What to work on
Every line from the top of the records through the line containing "ax.spines[side].set_linewidth(1.1)" should be retyped exactly; the pictures should not.
---------- Data supplied ----------
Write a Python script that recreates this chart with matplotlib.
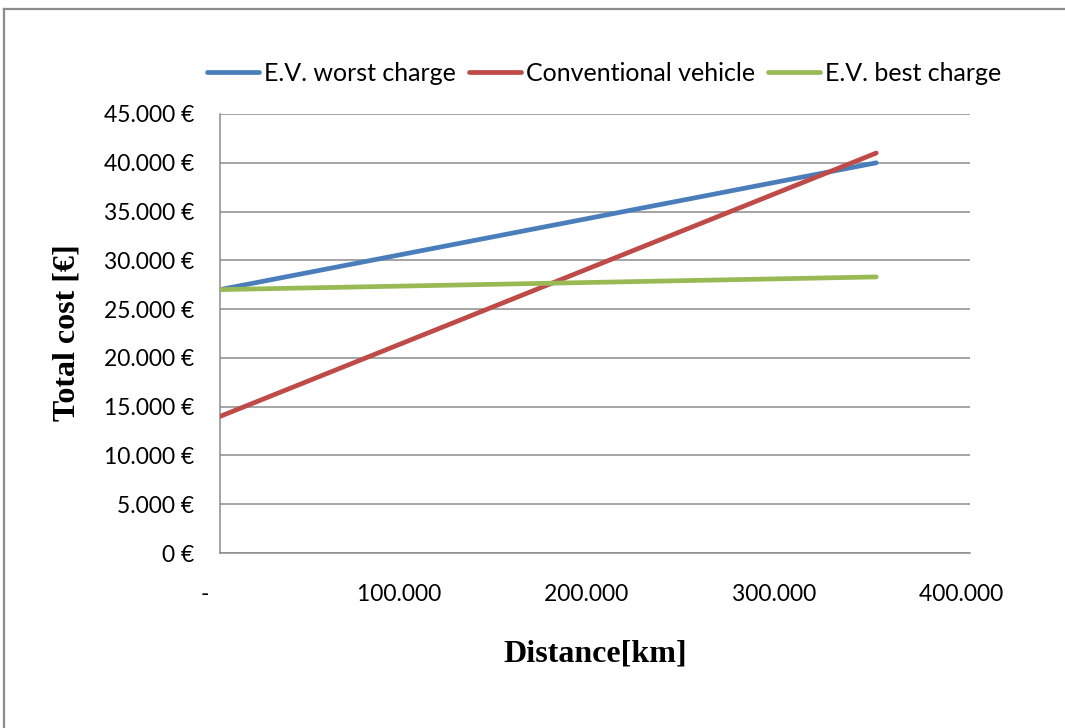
import matplotlib
matplotlib.use("Agg")
import matplotlib.pyplot as plt
import matplotlib.ticker as mticker
from matplotlib.lines import Line2D

# Total cost over driven distance
distance_km = [0, 350000]
ev_worst = [27000, 40000]
conventional = [14000, 41000]
ev_best = [27000, 28300]

series_names = ["E.V. worst charge", "Conventional vehicle", "E.V. best charge"]
series_colors = ["#4A7EBB", "#BE4B48", "#98B954"]

x_ticks = [0, 100000, 200000, 300000, 400000]
y_ticks = list(range(0, 45001, 5000))

plt.rcParams["font.family"] = ["Lato", "DejaVu Sans"]

W, H = 1065, 728
fig = plt.figure(figsize=(W / 100, H / 100), dpi=100)
ax = fig.add_axes([220 / W, 1 - 553 / H, 750 / W, 439 / H])

# outer chart frame (only top and left visible)
fig.add_artist(Line2D([4 / W, 1.01], [1 - 8.5 / H, 1 - 8.5 / H],
                      transform=fig.transFigure, color="#8c8c8c", lw=1.6))
fig.add_artist(Line2D([4.5 / W, 4.5 / W], [-0.01, 1 - 8.5 / H],
                      transform=fig.transFigure, color="#8c8c8c", lw=1.6))

for ys, name, col in zip([ev_worst, conventional, ev_best], series_names, series_colors):
    ax.plot(distance_km, ys, color=col, lw=3.4, label=name,
            solid_capstyle="round", zorder=3)

ax.set_xlim(0, 400000)
ax.set_ylim(0, 45000)
ax.set_xticks(x_ticks)
ax.set_yticks(y_ticks)


# accounting style labels: trailing padding pushes them a bit left
def fmt_x(v, pos):
    if v == 0:
        return "-     "
    return f"{v:,.0f}".replace(",", ".") + "   "


def fmt_y(v, pos):
    return f"{v:,.0f} €".replace(",", ".")


ax.xaxis.set_major_formatter(mticker.FuncFormatter(fmt_x))
ax.yaxis.set_major_formatter(mticker.FuncFormatter(fmt_y))
ax.tick_params(axis="both", length=0, labelsize=16.5, colors="black")
ax.tick_params(axis="x", pad=22)
ax.tick_params(axis="y", pad=18.5)

ax.grid(axis="y", color="#8c8c8c", lw=1.1)
ax.set_axisbelow(True)
for side in ["top", "right"]:
    ax.spines[side].set_visible(False)
for side in ["left", "bottom"]:
    ax.spines[side].set_color("#8c8c8c")
    ax.spines[side].set_linewidth(1.1)

fig.text(595 / W, 1 - 662 / H, "Distance[km]", family="Liberation Serif",
         weight="bold", fontsize=23, ha="center", va="baseline")
fig.text(67 / W, 1 - 333 / H, "Total cost [€]", family="Liberation Serif",
         weight="bold", fontsize=23, ha="center", va="center", rotation=90)

ax.legend(loc="center", bbox_to_anchor=(0.512, 1.093), ncol=3, frameon=False,
          fontsize=18, handlelength=2.1, handletextpad=0.2, columnspacing=0.5,
          borderaxespad=0, borderpad=0)

fig.savefig("out.png", dpi=100)
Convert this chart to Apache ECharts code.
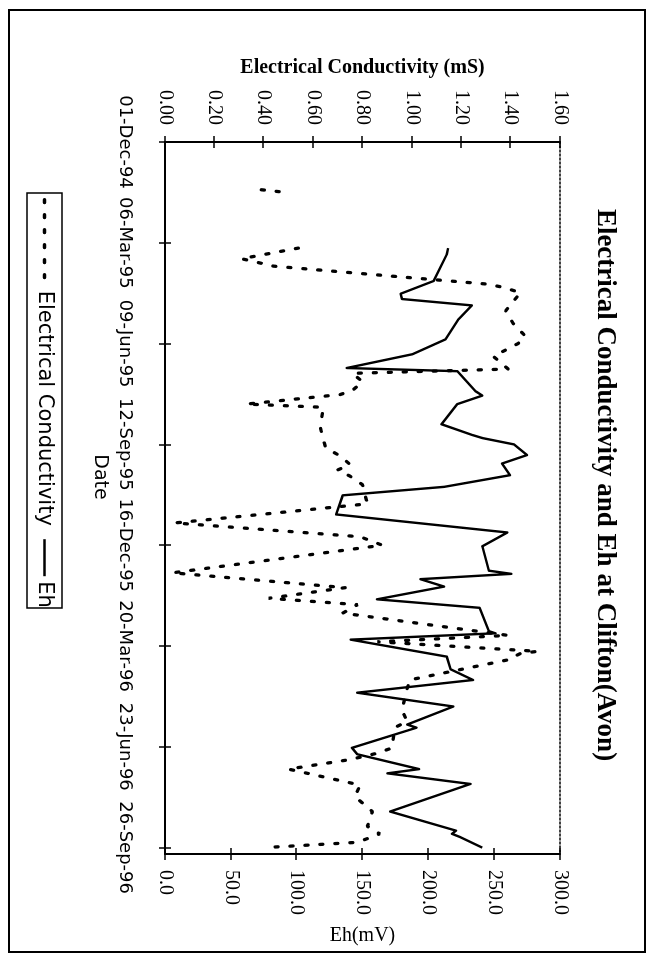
<!DOCTYPE html>
<html><head><meta charset="utf-8">
<script src="https://cdn.jsdelivr.net/npm/echarts@6/dist/echarts.min.js"></script>
<style>
html,body{margin:0;padding:0;background:#fff;width:652px;height:961px;overflow:hidden}
#frame{position:absolute;left:8px;top:9px;width:634px;height:940px;border:2px solid #000;box-sizing:content-box}
#rot{position:absolute;left:0;top:0;width:961px;height:652px;transform-origin:0 0;transform:translate(652px,0) rotate(90deg)}
</style></head><body>
<div id="frame"></div>
<div id="rot"></div>
<script>
// ---------------- data ----------------
const dateTickLabels = ['01-Dec-94','06-Mar-95','09-Jun-95','12-Sep-95','16-Dec-95','20-Mar-96','23-Jun-96','26-Sep-96'];
const ecTickLabels = ['0.00','0.20','0.40','0.60','0.80','1.00','1.20','1.40','1.60'];
const ehTickLabels = ['0.0','50.0','100.0','150.0','200.0','250.0','300.0'];

const ecDates = ['1995-01-15','1995-01-17','1995-02-20','1995-03-11','1995-03-21','1995-03-28','1995-04-08','1995-04-14','1995-04-17','1995-04-22',
  '1995-05-09','1995-05-21','1995-06-02','1995-06-09','1995-06-15','1995-06-21','1995-06-27','1995-07-03','1995-07-07','1995-07-15',
  '1995-07-23','1995-07-27','1995-08-05','1995-08-08','1995-08-28','1995-09-15','1995-09-23','1995-10-01','1995-10-06','1995-10-12',
  '1995-10-20','1995-11-07','1995-11-25','1995-12-08','1995-12-16','1996-01-11','1996-01-25','1996-02-04','1996-02-10','1996-02-18',
  '1996-03-10','1996-03-16','1996-03-25','1996-03-27','1996-04-02','1996-04-21','1996-05-19','1996-05-30','1996-06-05','1996-06-24',
  '1996-06-29','1996-07-05','1996-07-14','1996-07-29','1996-08-09','1996-08-23','1996-09-06','1996-09-13','1996-09-21','1996-09-26'];
const ecValues = [0.39,0.47,null,0.54,0.31,0.44,1.00,1.31,1.37,1.44,
  1.38,1.41,1.46,1.43,1.38,1.33,1.36,1.39,0.76,0.80,
  0.76,0.71,0.33,0.64,0.63,0.65,0.71,0.75,0.70,0.75,
  0.80,0.82,0.04,0.79,0.88,0.03,0.73,0.42,0.78,0.72,
  1.39,0.86,1.51,1.44,1.39,0.99,0.96,0.98,0.93,0.92,
  0.86,0.75,0.50,0.79,0.77,0.84,0.82,0.87,0.78,0.40];

const ehDates = ['1995-03-11','1995-03-17','1995-04-11','1995-04-23','1995-04-28','1995-05-04','1995-05-17','1995-06-05','1995-06-19','1995-07-02',
  '1995-07-05','1995-07-24','1995-07-28','1995-08-05','1995-08-24','1995-09-03','1995-09-06','1995-09-12','1995-09-22','1995-09-30',
  '1995-10-11','1995-10-22','1995-10-30','1995-11-17','1995-12-04','1995-12-17','1996-01-09','1996-01-12','1996-01-17','1996-01-24',
  '1996-02-05','1996-02-13','1996-03-06','1996-03-08','1996-03-14','1996-03-30','1996-04-11','1996-04-21','1996-05-03','1996-05-16',
  '1996-06-02','1996-06-05','1996-06-24','1996-06-30','1996-07-14','1996-07-18','1996-07-28','1996-08-23','1996-09-10','1996-09-13',
  '1996-09-16','1996-09-26'];
const ehValues = [215,214,204,179,180,233,223,213,188,138,
  222,236,241,222,210,233,241,265,275,256,
  262,212,135,130,260,241,246,263,194,212,
  161,239,246,251,141,214,217,234,146,219,
  184,191,142,146,193,169,232,171,221,218,
  224,241];

// ---------------- helpers ----------------
const ORIGIN = Date.UTC(1994, 11, 1);
const DAY = 86400000;
const TICK_DAYS = 95;
const AXIS_MAX_DAY = 671;
function dayOf(s){const p=s.split('-').map(Number);return Math.round((Date.UTC(p[0],p[1]-1,p[2])-ORIGIN)/DAY);}
const ecData = ecDates.map((d,i)=>[dayOf(d), ecValues[i]]);
const ehData = ehDates.map((d,i)=>[dayOf(d), ehValues[i]]);

const SANS = 'DejaVu Sans';
const SERIF = 'Liberation Serif';
const BLACK = '#000';

const chart = echarts.init(document.getElementById('rot'), null, {width:961, height:652, renderer:'canvas'});

const dateFmt = v => (v % TICK_DAYS === 0 && dateTickLabels[v / TICK_DAYS] !== undefined) ? dateTickLabels[v / TICK_DAYS] : '';
const ecFmt = v => { const i = Math.round(v / 0.2); return ecTickLabels[i] || ''; };
const ehFmt = v => { const i = Math.round(v / 50); return ehTickLabels[i] || ''; };

const EC_DASH = [3, 12];
const legendCommon = {top:597, padding:0, itemHeight:14, selectedMode:false,
  itemStyle:{opacity:0, color:'transparent', borderWidth:0},
  textStyle:{fontFamily:SANS, fontSize:21, color:BLACK}};

const option = {
  animation:false,
  backgroundColor:'transparent',
  grid:{left:142, right:107, top:92, bottom:165, outerBoundsMode:'none', containLabel:false},
  graphic:[
    {type:'text', x:485, y:47, style:{text:'Electrical Conductivity and Eh at Clifton(Avon)', font:'bold 27px "Liberation Serif"', fill:BLACK, textAlign:'center', textVerticalAlign:'middle'}},
    {type:'rect', shape:{x:193, y:590, width:415, height:35}, style:{fill:'none', stroke:BLACK, lineWidth:1.5}}
  ],
  legend:[
    Object.assign({}, legendCommon, {data:['Electrical Conductivity'], left:198, itemWidth:86,
      lineStyle:{color:BLACK, width:3.3, type:EC_DASH, cap:'round'}}),
    Object.assign({}, legendCommon, {data:['Eh'], left:538, itemWidth:37,
      lineStyle:{color:BLACK, width:2.4, type:'solid'}})
  ],
  xAxis:[
    {type:'value', position:'bottom', min:0, max:AXIS_MAX_DAY, interval:TICK_DAYS,
     name:'Date', nameLocation:'middle', nameGap:56,
     nameTextStyle:{fontFamily:SANS, fontSize:19, color:BLACK, padding:[0,42,0,0]},
     axisLine:{show:true, onZero:false, lineStyle:{color:BLACK, width:2}},
     axisTick:{show:true, inside:false, length:6, lineStyle:{color:BLACK, width:1.5}},
     axisLabel:{formatter:dateFmt, margin:31, fontFamily:SANS, fontSize:18, color:BLACK, showMaxLabel:false, showMinLabel:true},
     splitLine:{show:false}},
    {type:'value', position:'top', min:0, max:AXIS_MAX_DAY, interval:TICK_DAYS,
     axisLine:{show:true, onZero:false, lineStyle:{color:BLACK, width:1.5, type:[2,2]}},
     axisTick:{show:false}, axisLabel:{show:false}, splitLine:{show:false}},
    {type:'value', position:'bottom', min:0, max:AXIS_MAX_DAY, interval:TICK_DAYS,
     axisLine:{show:false, onZero:false},
     axisTick:{show:true, inside:true, length:6, lineStyle:{color:BLACK, width:1.5}},
     axisLabel:{show:false}, splitLine:{show:false}}
  ],
  yAxis:[
    {type:'value', position:'left', min:0, max:1.6, interval:0.2,
     name:'Electrical Conductivity (mS)', nameLocation:'middle', nameGap:64,
     nameTextStyle:{fontFamily:SERIF, fontWeight:'bold', fontSize:20, color:BLACK},
     axisLine:{show:true, onZero:false, lineStyle:{color:BLACK, width:2}},
     axisTick:{show:true, inside:false, length:6, lineStyle:{color:BLACK, width:1.5}},
     axisLabel:{formatter:ecFmt, margin:17, fontFamily:SERIF, fontSize:20, color:BLACK},
     splitLine:{show:false}},
    {type:'value', position:'right', min:0, max:300, interval:50,
     name:'Eh(mV)', nameLocation:'middle', nameGap:67,
     nameTextStyle:{fontFamily:SERIF, fontSize:20, color:BLACK},
     axisLine:{show:true, onZero:false, lineStyle:{color:BLACK, width:2}},
     axisTick:{show:true, inside:false, length:6, lineStyle:{color:BLACK, width:1.5}},
     axisLabel:{formatter:ehFmt, margin:16, fontFamily:SERIF, fontSize:20, color:BLACK},
     splitLine:{show:false}},
    {type:'value', position:'left', min:0, max:1.6, interval:0.2,
     axisLine:{show:false, onZero:false},
     axisTick:{show:true, inside:true, length:6, lineStyle:{color:BLACK, width:1.5}},
     axisLabel:{show:false}, splitLine:{show:false}},
    {type:'value', position:'right', min:0, max:300, interval:50,
     axisLine:{show:false, onZero:false},
     axisTick:{show:true, inside:true, length:6, lineStyle:{color:BLACK, width:1.5}},
     axisLabel:{show:false}, splitLine:{show:false}}
  ],
  series:[
    {name:'Electrical Conductivity', type:'line', xAxisIndex:0, yAxisIndex:0, data:ecData,
     symbol:'none', showSymbol:false, connectNulls:false, z:3,
     itemStyle:{color:BLACK},
     lineStyle:{color:BLACK, width:3.3, type:EC_DASH, cap:'round'}},
    {name:'Eh', type:'line', xAxisIndex:0, yAxisIndex:1, data:ehData,
     symbol:'none', showSymbol:false, z:4,
     itemStyle:{color:BLACK},
     lineStyle:{color:BLACK, width:2.4, type:'solid', join:'round'}}
  ]
};
chart.setOption(option);
</script></body></html>
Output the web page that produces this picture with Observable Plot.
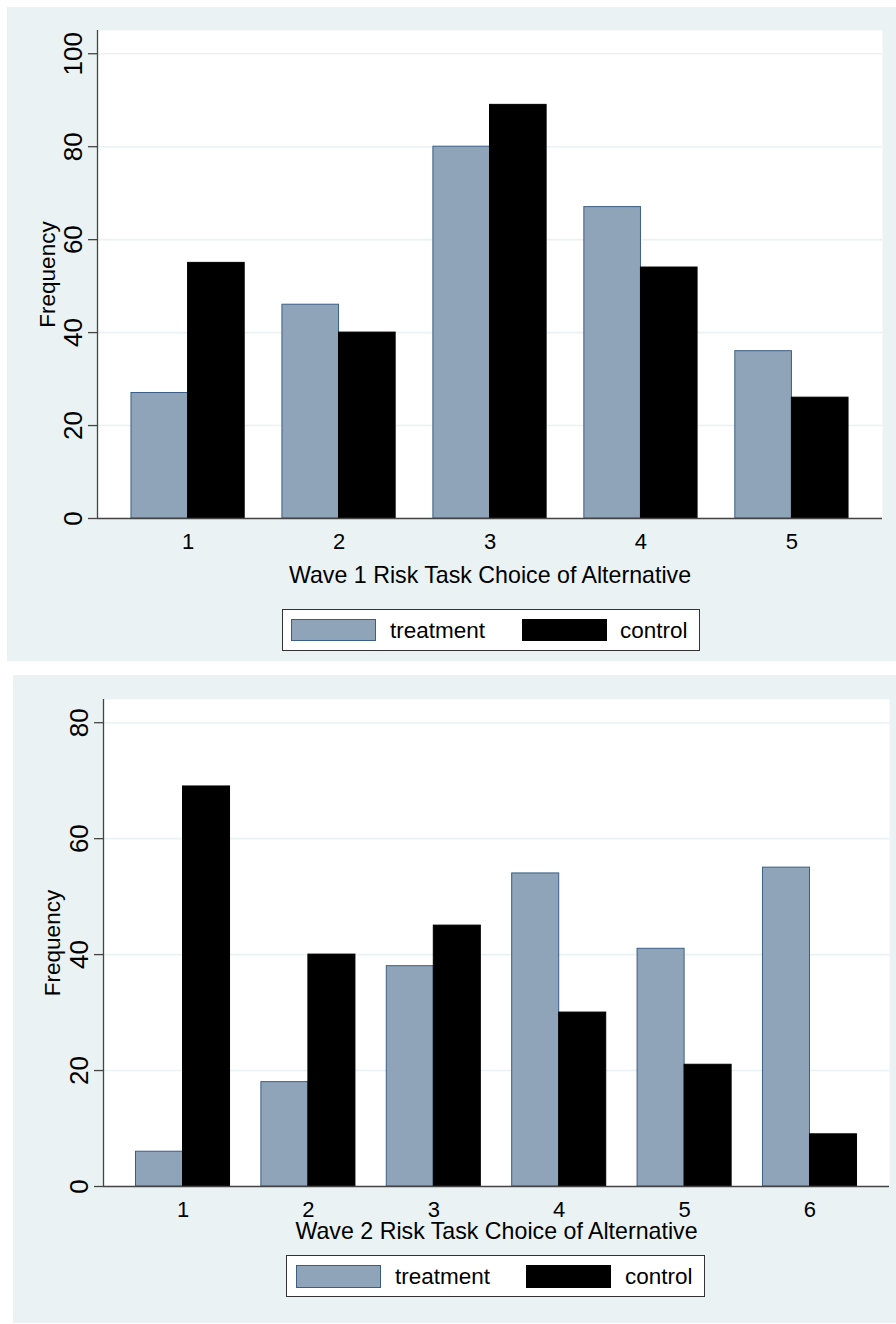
<!DOCTYPE html>
<html><head><meta charset="utf-8">
<script src="https://cdn.jsdelivr.net/npm/d3@7"></script>
<script src="https://cdn.jsdelivr.net/npm/@observablehq/plot@0.6"></script>
<style>
body{margin:0;background:#fff;font-family:"Liberation Sans",Arial,sans-serif;}
.panel{position:absolute;background:#EAF2F3;}
.panel svg{position:absolute;left:0;top:0;}
.legend{position:absolute;background:#fff;border:1px solid #333;box-sizing:border-box;}
.sw{position:absolute;box-sizing:border-box;}
.lt{position:absolute;font-size:22.5px;line-height:1;color:#000;white-space:nowrap;}
</style></head><body>
<div id="root"></div>
<script>
// ---- data ----
const categories1 = [1, 2, 3, 4, 5];
const treatment1 = [27, 46, 80, 67, 36];
const control1 = [55, 40, 89, 54, 26];
const categories2 = [1, 2, 3, 4, 5, 6];
const treatment2 = [6, 18, 38, 54, 41, 55];
const control2 = [69, 40, 45, 30, 21, 9];
const yTicks1 = [0, 20, 40, 60, 80, 100];
const yTicks2 = [0, 20, 40, 60, 80];
const seriesNames = ["treatment", "control"];
const xTitle1 = "Wave 1 Risk Task Choice of Alternative";
const xTitle2 = "Wave 2 Risk Task Choice of Alternative";
const yTitle = "Frequency";

// ---- styles ----
const FONT = "'Liberation Sans', Arial, sans-serif";
const NARROW = "'Liberation Sans Narrow', 'Arial Narrow', 'Liberation Sans', Arial, sans-serif";
const colors = {treatment: "#8FA4B9", control: "#000000"};
const strokes = {treatment: "#3A5F86", control: "#000000"};
const BAR = 0.375; // bar width in category units

function makePanel(cfg) {
  const rows = [];
  cfg.cats.forEach((c, i) => {
    rows.push({cat: c, series: seriesNames[0], value: cfg.t[i]});
    rows.push({cat: c, series: seriesNames[1], value: cfg.c[i]});
  });
  const div = document.createElement("div");
  div.className = "panel";
  Object.assign(div.style, {left: cfg.left + "px", top: cfg.top + "px", width: cfg.width + "px", height: cfg.height + "px"});
  const svg = Plot.plot({
    width: cfg.width,
    height: cfg.svgHeight,
    marginLeft: cfg.ml, marginRight: cfg.mr, marginTop: cfg.mt, marginBottom: cfg.mb,
    style: {background: "transparent", fontFamily: FONT, fontSize: "21px", color: "#000"},
    x: {type: "linear", domain: cfg.xDomain, axis: null},
    y: {domain: cfg.yDomain},
    color: {domain: seriesNames, range: [colors.treatment, colors.control]},
    marks: [
      Plot.frame({fill: "white", stroke: "none"}),
      Plot.gridY(cfg.yTicks, {stroke: "#EAF2F3", strokeOpacity: 1, strokeWidth: 1.6}),
      Plot.rectY(rows, {
        x1: d => d.series === "treatment" ? d.cat - BAR : d.cat,
        x2: d => d.series === "treatment" ? d.cat : d.cat + BAR,
        y1: 0, y2: "value",
        fill: "series",
        stroke: d => strokes[d.series],
        strokeWidth: 1
      }),
      Plot.ruleY([0], {stroke: "#444", strokeWidth: 1.3}),
      Plot.ruleX([cfg.xDomain[0]], {stroke: "#444", strokeWidth: 1.3}),
      Plot.axisY({ticks: cfg.yTicks, tickSize: 9, tickFormat: () => "", label: null, stroke: "#444", strokeWidth: 1.3}),
      // y tick labels (rotated)
      Plot.text(cfg.yTicks, {y: d => d, text: d => String(d), frameAnchor: "left", rotate: -90,
        textAnchor: "middle", lineAnchor: "bottom", dx: -15.5, fontSize: 26, fontFamily: NARROW, fill: "#000"}),
      // x tick labels
      Plot.text(cfg.cats, {x: d => d, text: d => String(d), frameAnchor: "bottom", lineAnchor: "top",
        dy: cfg.xTickPad, fontSize: 22, fill: "#000"}),
      Plot.text([cfg.xTitle], {frameAnchor: "bottom", lineAnchor: "top", dy: cfg.titleDy, fontSize: 23.2, fill: "#000"}),
      Plot.text([yTitle], {frameAnchor: "left", rotate: -90, textAnchor: "middle", lineAnchor: "middle", dx: cfg.yTitleDx, fontSize: 22.5, fill: "#000"})
    ]
  });
  div.appendChild(svg);

  const lg = document.createElement("div");
  lg.className = "legend";
  Object.assign(lg.style, {left: cfg.lg.left + "px", top: cfg.lg.top + "px", width: cfg.lg.w + "px", height: cfg.lg.h + "px"});
  seriesNames.forEach((s, i) => {
    const sw = document.createElement("div");
    sw.className = "sw";
    Object.assign(sw.style, {left: cfg.lg.sw[i] + "px", top: cfg.lg.swTop + "px", width: cfg.lg.swW + "px", height: cfg.lg.swH + "px",
      background: colors[s], border: "1px solid " + strokes[s]});
    lg.appendChild(sw);
    const t = document.createElement("div");
    t.className = "lt";
    t.textContent = s;
    Object.assign(t.style, {left: cfg.lg.tx[i] + "px", top: cfg.lg.tTop + "px"});
    lg.appendChild(t);
  });
  div.appendChild(lg);
  document.getElementById("root").appendChild(div);
}

makePanel({
  left: 7, top: 7, width: 889, height: 654, svgHeight: 600,
  ml: 90, mr: 14, mt: 23, mb: 89,
  xDomain: [0.4, 5.6], yDomain: [0, 105],
  cats: categories1, t: treatment1, c: control1, yTicks: yTicks1,
  xTitle: xTitle1, titleDy: 48, xTickPad: 15, yTitleDx: -50,
  lg: {left: 275, top: 602, w: 418, h: 42, sw: [8, 239], swTop: 9, swW: 85, swH: 22, tx: [107, 337], tTop: 10}
});
makePanel({
  left: 13, top: 675, width: 883, height: 648, svgHeight: 580,
  ml: 90, mr: 7, mt: 24, mb: 69,
  xDomain: [0.366, 6.634], yDomain: [0, 84],
  cats: categories2, t: treatment2, c: control2, yTicks: yTicks2,
  xTitle: xTitle2, titleDy: 36, xTickPad: 15, yTitleDx: -51,
  lg: {left: 273, top: 580, w: 419, h: 42, sw: [9, 239], swTop: 9, swW: 85, swH: 23, tx: [108, 338], tTop: 10}
});
</script>
</body></html>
----------
Written response
Write a Python script that recreates this chart with matplotlib.
import matplotlib
matplotlib.use("Agg")
import matplotlib.pyplot as plt
import matplotlib.ticker as mticker
from matplotlib.lines import Line2D

# Total cost over driven distance
distance_km = [0, 350000]
ev_worst = [27000, 40000]
conventional = [14000, 41000]
ev_best = [27000, 28300]

series_names = ["E.V. worst charge", "Conventional vehicle", "E.V. best charge"]
series_colors = ["#4A7EBB", "#BE4B48", "#98B954"]

x_ticks = [0, 100000, 200000, 300000, 400000]
y_ticks = list(range(0, 45001, 5000))

plt.rcParams["font.family"] = ["Lato", "DejaVu Sans"]

W, H = 1065, 728
fig = plt.figure(figsize=(W / 100, H / 100), dpi=100)
ax = fig.add_axes([220 / W, 1 - 553 / H, 750 / W, 439 / H])

# outer chart frame (only top and left visible)
fig.add_artist(Line2D([4 / W, 1.01], [1 - 8.5 / H, 1 - 8.5 / H],
                      transform=fig.transFigure, color="#8c8c8c", lw=1.6))
fig.add_artist(Line2D([4.5 / W, 4.5 / W], [-0.01, 1 - 8.5 / H],
                      transform=fig.transFigure, color="#8c8c8c", lw=1.6))

for ys, name, col in zip([ev_worst, conventional, ev_best], series_names, series_colors):
    ax.plot(distance_km, ys, color=col, lw=3.4, label=name,
            solid_capstyle="round", zorder=3)

ax.set_xlim(0, 400000)
ax.set_ylim(0, 45000)
ax.set_xticks(x_ticks)
ax.set_yticks(y_ticks)


# accounting style labels: trailing padding pushes them a bit left
def fmt_x(v, pos):
    if v == 0:
        return "-     "
    return f"{v:,.0f}".replace(",", ".") + "   "


def fmt_y(v, pos):
    return f"{v:,.0f} €".replace(",", ".")


ax.xaxis.set_major_formatter(mticker.FuncFormatter(fmt_x))
ax.yaxis.set_major_formatter(mticker.FuncFormatter(fmt_y))
ax.tick_params(axis="both", length=0, labelsize=16.5, colors="black")
ax.tick_params(axis="x", pad=22)
ax.tick_params(axis="y", pad=18.5)

ax.grid(axis="y", color="#8c8c8c", lw=1.1)
ax.set_axisbelow(True)
for side in ["top", "right"]:
    ax.spines[side].set_visible(False)
for side in ["left", "bottom"]:
    ax.spines[side].set_color("#8c8c8c")
    ax.spines[side].set_linewidth(1.1)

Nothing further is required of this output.